One reviewer of the new album, “Dark Matter,” described “Louisiana 1927” from “Good Old Boys” as a prophecy of what was to come when Hurricane Katrina assaulted New Orleans.

To me, that’s a stretch, although I do think the song captures the sense of defiance that allows the human spirit to survive a disaster.

While Hamlet saw only futility in taking up arms (as in drawing a sword or a gun) against his sea of troubles, Newman’s narrator finds a more solid target in “they,” the enemy that is “trying to wash us away.” That allows him to tap into a deep well of defiance that allows him to fight on.

But there’s a sense in which I, too, see the man who has written and sung songs for the children’s movies “Cars,” “Toy Story II” and “A Bug’s Life” as a prophet.

And that takes us back to “Rednecks,” the track I scratched with a record needle 43 years ago.

In the song the voice of a “good old boy” first profiles Southern whites in the way Northerners once did and still do, as backward, ill-educated sorts who are, “too dumb to make it in no Northern town.”

Tellingly, he then announces that “down here we’re too ignorant to realize that the North has set the (racial slur) free.”

The song goes on to say that, in the North, blacks are “free to be put in a cage” in Harlem in New York City; “free to be put in a cage” on the south and west sides of Chicago; “free to be put in a cage” in the Hough in Cleveland, in East St.
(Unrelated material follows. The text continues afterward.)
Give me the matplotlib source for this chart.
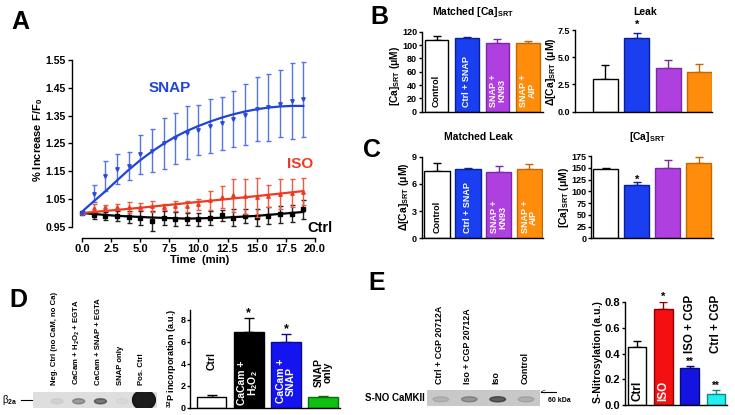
import numpy as np
import matplotlib
matplotlib.use("Agg")
import matplotlib.pyplot as plt
from matplotlib.patches import Ellipse

# ---- panel A: fluorescence vs time ----
time_min = [0, 1, 2, 3, 4, 5, 6, 7, 8, 9, 10, 11, 12, 13, 14, 15, 16, 17, 18, 19]
snap_mean = [1.00, 1.070, 1.133, 1.158, 1.170, 1.211, 1.224, 1.250, 1.268, 1.289,
             1.298, 1.313, 1.322, 1.338, 1.353, 1.375, 1.380, 1.393, 1.402, 1.409]
snap_err = [0.005, 0.030, 0.055, 0.055, 0.050, 0.070, 0.078, 0.090, 0.090, 0.095,
            0.090, 0.097, 0.095, 0.100, 0.110, 0.115, 0.120, 0.120, 0.137, 0.135]
snap_fit = [1.005, 1.042, 1.078, 1.117, 1.155, 1.190, 1.221, 1.249, 1.274, 1.295,
            1.313, 1.329, 1.343, 1.355, 1.365, 1.373, 1.379, 1.383, 1.385, 1.385]
iso_mean = [1.0, 1.017, 1.020, 1.022, 1.020, 1.023, 1.024, 1.022, 1.024, 1.025,
            1.032, 1.046, 1.058, 1.064, 1.060, 1.057, 1.062, 1.068, 1.072, 1.077]
iso_err = [0.005, 0.014, 0.010, 0.012, 0.020, 0.012, 0.020, 0.010, 0.018, 0.020,
           0.020, 0.035, 0.040, 0.060, 0.062, 0.070, 0.040, 0.054, 0.050, 0.049]
iso_fit_t = [0, 5, 10, 15, 19]
iso_fit = [1.0, 1.019, 1.040, 1.061, 1.079]
ctrl_mean = [1.0, 0.992, 0.990, 0.988, 0.986, 0.982, 0.972, 0.982, 0.980, 0.980,
             0.977, 0.982, 0.992, 0.983, 0.990, 0.985, 0.990, 0.996, 0.998, 1.013]
ctrl_err = [0.005, 0.012, 0.015, 0.018, 0.020, 0.025, 0.035, 0.025, 0.025, 0.022,
            0.025, 0.025, 0.020, 0.030, 0.025, 0.030, 0.030, 0.030, 0.030, 0.033]
ctrl_fit_t = [0, 3, 6, 9, 12, 15, 19]
ctrl_fit = [1.0, 0.990, 0.984, 0.980, 0.983, 0.990, 1.004]

# ---- panels B, C ----
bc_groups = ["Control", "Ctrl + SNAP", "SNAP +\nKN93", "SNAP +\nAIP"]
b_matched_ca = [107, 110, 103.5, 103]
b_matched_ca_err = [6, 2, 5, 3.5]
b_leak = [3.03, 6.79, 3.98, 3.64]
b_leak_err = [1.3, 0.45, 0.75, 0.7]
c_matched_leak = [7.42, 7.64, 7.35, 7.64]
c_matched_leak_err = [0.85, 0.1, 0.65, 0.55]
c_ca = [146.5, 113, 150, 159.5]
c_ca_err = [2.3, 7.4, 16, 14]

# ---- panel D ----
d_lanes = ["Neg. Ctrl (no CaM, no Ca)", "CaCam + H$_2$O$_2$ + EGTA",
           "CaCam + SNAP + EGTA", "SNAP only", "Pos. Ctrl"]
d_band = [0.06, 0.35, 0.55, 0.03, 1.0]
d_groups = ["Ctrl", "CaCam +\nH$_2$O$_2$", "CaCam +\nSNAP", "SNAP\nonly"]
d_p32 = [1.02, 6.88, 5.97, 0.95]
d_p32_err = [0.1, 1.28, 0.73, 0.1]

# ---- panel E ----
e_lanes = ["Ctrl + CGP 20712A", "Iso + CGP 20712A", "Iso", "Control"]
e_band = [0.12, 0.3, 0.65, 0.15]
e_groups = ["Ctrl", "ISO", "ISO + CGP", "Ctrl + CGP"]
e_sno = [0.455, 0.745, 0.285, 0.085]
e_sno_err = [0.045, 0.055, 0.02, 0.03]

plt.rcParams.update({
    "font.family": "Liberation Sans", "font.weight": "bold", "font.size": 7,
    "axes.labelweight": "bold",
    "mathtext.fontset": "custom", "mathtext.rm": "Liberation Sans:bold",
    "mathtext.it": "Liberation Sans:bold", "mathtext.bf": "Liberation Sans:bold",
    "mathtext.default": "rm",
    "axes.linewidth": 1.0, "xtick.major.width": 1.0, "ytick.major.width": 1.0,
    "xtick.major.size": 3, "ytick.major.size": 3,
})

W, H = 735, 415
fig = plt.figure(figsize=(W / 100, H / 100), dpi=100)


def px_axes(x0, y0, x1, y1):
    return fig.add_axes([x0 / W, 1 - y1 / H, (x1 - x0) / W, (y1 - y0) / H])


def px_text(x, y, s, **kw):
    kw.setdefault("ha", "center")
    kw.setdefault("va", "center")
    return fig.text(x / W, 1 - y / H, s, **kw)


# ===================== A =====================
axA = px_axes(72, 57, 318, 238)
axA.set_xlim(-0.86, 20.26)
axA.set_ylim(0.9104, 1.5608)
for s in ["top", "right"]:
    axA.spines[s].set_visible(False)
axA.spines["left"].set_bounds(0.95, 1.55)
axA.spines["bottom"].set_bounds(0, 20)
xt = [0, 2.5, 5, 7.5, 10, 12.5, 15, 17.5, 20]
axA.set_xticks(xt)
axA.set_xticklabels([f"{v:.1f}" for v in xt], fontsize=8)
yt = [0.95, 1.05, 1.15, 1.25, 1.35, 1.45, 1.55]
axA.set_yticks(yt)
axA.set_yticklabels([f"{v:.2f}" for v in yt], fontsize=7.5)
axA.tick_params(axis="x", pad=1.5)
axA.tick_params(axis="y", pad=1.5)

axA.errorbar(time_min, ctrl_mean, yerr=ctrl_err, fmt="s", ms=2.5, color="black",
             ecolor="#222222", elinewidth=1, capsize=1.8, capthick=1, zorder=2)
axA.plot(ctrl_fit_t, ctrl_fit, color="black", lw=1.6, zorder=2)
axA.errorbar(time_min, iso_mean, yerr=iso_err, fmt="^", ms=2.5, color="#ee3a22",
             ecolor="#f05a40", elinewidth=1, capsize=1.8, capthick=1, zorder=3)
axA.plot(iso_fit_t, iso_fit, color="#ee3a22", lw=1.6, zorder=3)
axA.errorbar(time_min, snap_mean, yerr=snap_err, fmt="v", ms=2.5, color="#2a4bd8",
             ecolor="#5575e0", elinewidth=1, capsize=1.8, capthick=1, zorder=4)
axA.plot(time_min, snap_fit, color="#1f44d6", lw=1.6, zorder=4)

axA.text(7.55, 1.449, "SNAP", color="#2244d8", fontsize=11, ha="center", va="center")
axA.text(18.7, 1.176, "ISO", color="#ee3a22", fontsize=11, ha="center", va="center")
axA.text(20.4, 0.948, "Ctrl", color="black", fontsize=10.5, ha="center", va="center",
         clip_on=False)
px_text(38, 140, "% Increase F/F$_0$", rotation=90, fontsize=8)
px_text(200, 260, "Time  (min)", fontsize=8)
px_text(20, 22, "A", fontsize=18)


# ===================== bar helper =====================
def bar_panel(ax, vals, errs, colors, edges, xlim, ylim, yticks, ylabels,
              capsize=3.2, width=0.78, tick_fs=6.5):
    x = np.arange(len(vals))
    ax.bar(x, vals, width, color=colors, edgecolor=edges, linewidth=1, zorder=2)
    for xi, v, e, ec in zip(x, vals, errs, edges):
        ax.errorbar([xi], [v], yerr=[[0], [e]], fmt="none", ecolor=ec,
                    elinewidth=1, capsize=capsize, capthick=1, zorder=1)
    ax.set_xlim(*xlim)
    ax.set_ylim(*ylim)
    for s in ["top", "right"]:
        ax.spines[s].set_visible(False)
    ax.set_xticks([])
    ax.set_yticks(yticks)
    ax.set_yticklabels(ylabels, fontsize=tick_fs)
    ax.tick_params(axis="y", pad=0.8, length=2.5)
    return x


bc_colors = ["white", "#1a3ff0", "#b03fe0", "#ff8c0a"]
bc_edges = ["black", "#0b1f9a", "#7a2aa8", "#c46800"]

# ===================== B =====================
axB1 = px_axes(421.7, 31.7, 543, 111.7)
xb = bar_panel(axB1, b_matched_ca, b_matched_ca_err, bc_colors, bc_edges,
               (-0.49, 3.5), (0, 120), range(0, 121, 20),
               [str(v) for v in range(0, 121, 20)], width=0.77)
for i, lab in enumerate(bc_groups):
    axB1.text(xb[i], 7, lab, rotation=90, ha="center", va="bottom", fontsize=6.5,
              color="black" if i == 0 else "white", linespacing=0.95, zorder=3)
px_text(395, 76, "[Ca]$_{SRT}$ (μM)", rotation=90, fontsize=7.3)
px_text(473, 12, "Matched [Ca]$_{SRT}$", fontsize=7.5)

axB2 = px_axes(575, 30, 712, 111.7)
xb = bar_panel(axB2, b_leak, b_leak_err, bc_colors, bc_edges, (-0.97, 3.4),
               (0, 7.5), [0, 2.5, 5, 7.5], ["0.0", "2.5", "5.0", "7.5"], width=0.8)
axB2.text(xb[1], 7.55, "*", ha="center", va="bottom", fontsize=8, clip_on=False)
px_text(551, 72, "Δ[Ca]$_{SRT}$ (μM)", rotation=90, fontsize=7.5)
px_text(645, 12, "Leak", fontsize=7.5)
px_text(379, 17, "B", fontsize=18)

# ===================== C =====================
axC1 = px_axes(421.7, 156.7, 543, 238.3)
xc = bar_panel(axC1, c_matched_leak, c_matched_leak_err, bc_colors, bc_edges,
               (-0.5, 3.44), (0, 9), [0, 3, 6, 9], ["0", "3", "6", "9"], width=0.83)
for i, lab in enumerate(bc_groups):
    axC1.text(xc[i], 0.55, lab, rotation=90, ha="center", va="bottom", fontsize=6.5,
              color="black" if i == 0 else "white", linespacing=0.95, zorder=3)
px_text(404, 197, "Δ[Ca]$_{SRT}$ (μM)", rotation=90, fontsize=7.5)
px_text(478, 137, "Matched Leak", fontsize=7.5)

axC2 = px_axes(591, 156, 713, 238.3)
xc = bar_panel(axC2, c_ca, c_ca_err, bc_colors, bc_edges, (-0.48, 3.46),
               (0, 175), range(0, 176, 25), [str(v) for v in range(0, 176, 25)],
               width=0.81)
axC2.text(xc[1], 114, "*", ha="center", va="bottom", fontsize=8)
px_text(564, 197, "[Ca]$_{SRT}$ (μM)", rotation=90, fontsize=7.5)
px_text(647, 137, "[Ca]$_{SRT}$", fontsize=7.5)
px_text(372, 150, "C", fontsize=18)


# ===================== blots =====================
def blot(ax, bands, xlim, face, wide_last=False):
    ax.set_xlim(*xlim)
    ax.set_ylim(0, 1)
    ax.set_facecolor(face)
    ax.set_xticks([])
    ax.set_yticks([])
    for s in ax.spines.values():
        s.set_visible(False)
    for i, b in enumerate(bands):
        if wide_last and i == len(bands) - 1:
            ax.add_patch(Ellipse((i, 0.5), 1.05, 1.25, color="#111111", alpha=0.95))
        else:
            ax.add_patch(Ellipse((i, 0.42), 0.55, 0.32, color="#222222", alpha=b))


axDb = px_axes(33, 392, 157, 408)
blot(axDb, d_band, (-1.1, 4.6), "#dedede", wide_last=True)
for i, lab in enumerate(d_lanes):
    axDb.text(i - 0.1, 1.45, lab, rotation=90, ha="center", va="bottom", fontsize=5.6,
              clip_on=False)
axDb.plot([-0.1, -0.01], [0.5, 0.5], color="black", lw=0.8, transform=axDb.transAxes,
          clip_on=False)
px_text(10, 400, "β$_{2a}$", fontsize=7, fontweight="normal")

axEb = px_axes(427, 390, 540, 406)
blot(axEb, e_band, (-0.49, 3.49), "#c8c8c8")
for i, lab in enumerate(e_lanes):
    axEb.text(i - 0.05, 1.35, lab, rotation=90, ha="center", va="bottom", fontsize=6.4,
              clip_on=False)
px_text(425, 398, "S-NO CaMKII", fontsize=7, ha="right")
fig.add_artist(plt.Line2D([541 / W, 556 / W], [1 - 392 / H, 1 - 392 / H],
                          color="black", lw=0.8))
px_text(541, 392, "<", fontsize=6, ha="left", fontweight="normal")
px_text(548, 400, "60 kDa", fontsize=5, ha="left")

# ===================== D bars =====================
axD = px_axes(190, 310, 340, 407.7)
xd = bar_panel(axD, d_p32, d_p32_err, ["white", "black", "#1414f0", "#10c010"],
               ["black", "black", "#0a0a90", "#087008"], (-0.58, 3.45), (0, 8.9),
               [0, 2, 4, 6, 8], ["0", "2", "4", "6", "8"], capsize=3.5, width=0.8,
               tick_fs=6.5)
axD.text(xd[0], 3.4, d_groups[0], rotation=90, ha="center", va="bottom", fontsize=7.5)
axD.text(xd[1], 0.25, d_groups[1], rotation=90, ha="center", va="bottom", fontsize=7.5,
         color="white", linespacing=0.95, zorder=3)
axD.text(xd[2], 0.4, d_groups[2], rotation=90, ha="center", va="bottom", fontsize=7.5,
         color="white", linespacing=0.95, zorder=3)
axD.text(xd[3], 1.9, d_groups[3], rotation=90, ha="center", va="bottom", fontsize=7.5,
         linespacing=0.95)
axD.text(xd[1], 8.1, "*", ha="center", va="bottom", fontsize=9, clip_on=False)
axD.text(xd[2], 6.6, "*", ha="center", va="bottom", fontsize=9)
px_text(172, 358, "$^{32}$P incorporation (a.u.)", rotation=90, fontsize=6.5)
px_text(18, 300, "D", fontsize=18)

# ===================== E bars =====================
axE = px_axes(625, 302.3, 727, 405)
xe = bar_panel(axE, e_sno, e_sno_err, ["white", "#f41010", "#1414e0", "#22f0f0"],
               ["black", "#900000", "#0a0a80", "#108888"], (-0.46, 3.42), (0, 0.8),
               [0, 0.2, 0.4, 0.6, 0.8], ["0.0", "0.2", "0.4", "0.6", "0.8"],
               capsize=3.0, width=0.7, tick_fs=8)
axE.text(xe[0], 0.03, e_groups[0], rotation=90, ha="center", va="bottom", fontsize=8.5,
         zorder=3)
axE.text(xe[1], 0.03, e_groups[1], rotation=90, ha="center", va="bottom", fontsize=8.5,
         color="white", zorder=3)
axE.text(xe[2], 0.405, e_groups[2], rotation=90, ha="center", va="bottom", fontsize=8.3)
axE.text(xe[3], 0.405, e_groups[3], rotation=90, ha="center", va="bottom", fontsize=8.3)
axE.text(xe[1], 0.80, "*", ha="center", va="bottom", fontsize=8, clip_on=False)
axE.text(xe[2], 0.30, "**", ha="center", va="bottom", fontsize=7)
axE.text(xe[3], 0.112, "**", ha="center", va="bottom", fontsize=7)
px_text(598, 352, "S-Nitrosylation (a.u.)", rotation=90, fontsize=7.5)
px_text(377, 283, "E", fontsize=18)

fig.savefig("out.png", dpi=100)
Louis, in Fillmore in San Francisco and Roxbury in Boston.

Toward the end, the good old boy accuses Northerners of having as much good old boy in them as their Southern brethren.

Decades before racial bias in the justice system became a mainstream issue, years before innocence projects addressed inequalities, and long before eyebrows were raised about the strikingly different sentences handed out to poor crack users and more well-to-do users of powder cocaine, Newman sang to the rafters about injustices he saw.

My own record isn’t nearly so commendable.

As best I can recall, I was only scratching the surface.